The embodiment disclosed above shall by no means be regarded as limiting the invention. Within the scope of the invention embodiments of the invention may be varied in several ways. The magnet acting upon the sensor coil may be the same as that being utilised for obtaining the ignition voltage. The magnet may also be brought to rotate by other means than by being mounted at the flywheel, for instance its rotation may be obtained directly or indirectly by a camshaft. Also the size and design of the thin sheet may be varied in dependence on the actual application.

Claims

1. An inductive sensor for controlling timing of an electronic ignition system having an induction cool for combustion engines, comprising:

a sensor coil adjacent the motor flywheel, arranged for a magnetic field to be induced by a magnet on the flywheel, rotating with respect to said sensor coil, wherein said magnet creates a ramplike voltage in said sensor coil and a thin sheet, which are both separate from said induction coil and, said thin sheet being made from a magnetic material arranged to influence the magnetic field such that the timing for achieving a predetermined voltage in said sensor coil is adjusted.

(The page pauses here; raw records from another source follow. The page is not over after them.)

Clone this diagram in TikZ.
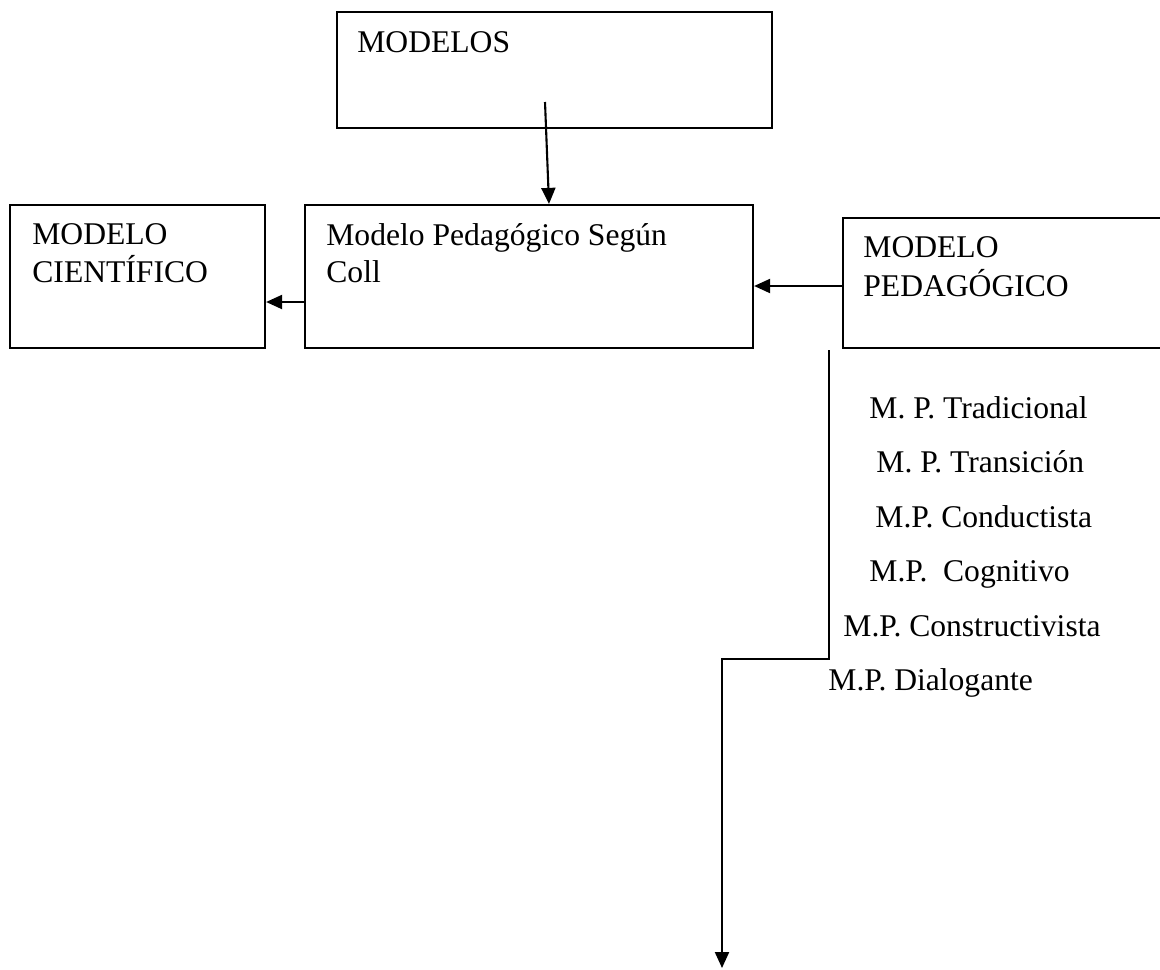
\documentclass[tikz,border=0pt]{standalone}
\usepackage{fontspec}
\setmainfont{Liberation Serif}
\usetikzlibrary{arrows.meta}
\begin{document}
\begin{tikzpicture}[x=0.5pt,y=-0.5pt,
  box/.style={draw=black, line width=1.1pt, rectangle, inner sep=0pt},
  lbl/.style={anchor=base west, inner sep=0pt, font=\fontsize{15.8}{18}\selectfont},
  arr/.style={line width=1.05pt, -{Triangle[length=8pt,width=7pt]}},
  ln/.style={line width=1.05pt}]
\clip (0,0) rectangle (1160,969);
\fill[white] (0,0) rectangle (1160,969);
% boxes
\node[box, minimum width=217.5pt, minimum height=58pt] (modelos) at (554.5,70) {};
\node[box, minimum width=127.5pt, minimum height=71.5pt] (cient) at (137.5,276.5) {};
\node[box, minimum width=224pt, minimum height=71.5pt] (coll) at (529,276.5) {};
\node[box, minimum width=163.5pt, minimum height=65pt] (ped) at (1006.5,283) {};
% box texts
\node[lbl] (tmodelos) at (357,52) {MODELOS};
\node[lbl] (tcient1) at (32,244) {MODELO};
\node[lbl] (tcient2) at (32,282) {CIENTÍFICO};
\node[lbl] (tcoll1) at (326,245) {Modelo Pedagógico Según};
\node[lbl] (tcoll2) at (326,282) {Coll};
\node[lbl] (tped1) at (863,257) {MODELO};
\node[lbl] (tped2) at (863,296) {PEDAGÓGICO};
% list
\node[lbl] (l1) at (869,418) {M. P. Tradicional};
\node[lbl] (l2) at (876,472.5) {M. P. Transición};
\node[lbl] (l3) at (875,527) {M.P. Conductista};
\node[lbl] (l4) at (869,581.5) {M.P.\ \ Cognitivo};
\node[lbl] (l5) at (843,636) {M.P. Constructivista};
\node[lbl] (l6) at (828,690.5) {M.P. Dialogante};
% connectors
\coordinate (a1) at (545,102);
\draw[arr] (a1) -- ([xshift=10pt]coll.north);
\draw[arr] ([yshift=-12.75pt]coll.west) coordinate (c1) -- (c1 -| cient.east);
\draw[arr] ([yshift=-1.5pt]ped.west) coordinate (p1) -- (p1 -| coll.east);
\coordinate (s) at (829,350);
\coordinate (bend) at (829,659);
\coordinate (e) at (722,968);
\draw[arr] (s) -- (bend) -| (e);
\end{tikzpicture}
\end{document}
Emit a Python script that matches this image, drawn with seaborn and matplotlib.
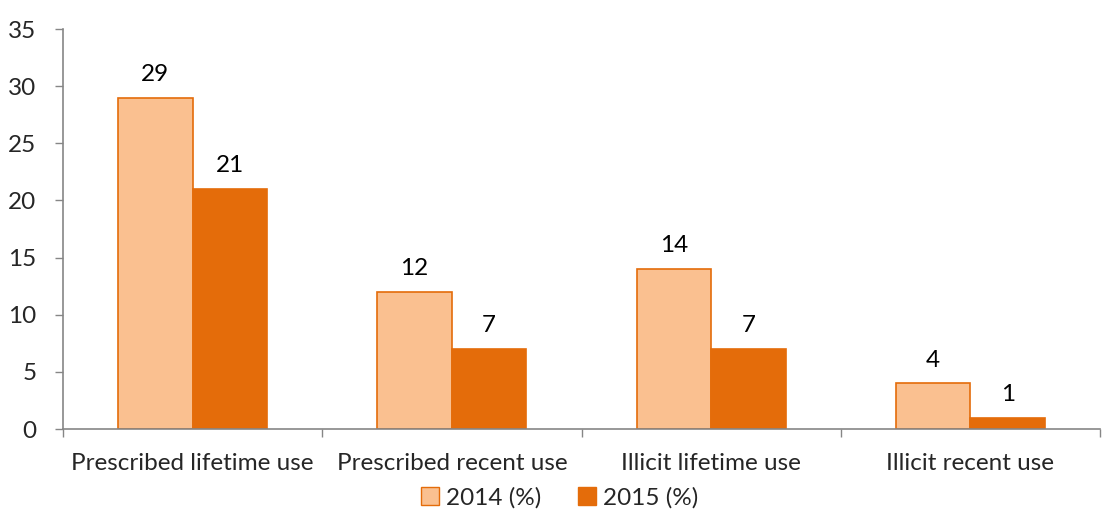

2. A sensor according to claim 1, wherein said thin sheet is mounted adjusted said coil and extends from said coil into the magnet field.

3. A sensor according to claim 2, wherein said thin sheet extends perpendicularly to a longitudinal axis of said sensor coil.

4. A sensor according to claim 2, wherein said thin sheet forms an angle to longitudinal axis of said sensor coil.

5. A sensor according to claim 1, wherein said thin sheet is mounted adjacent said magnet and rotates together with said magnet.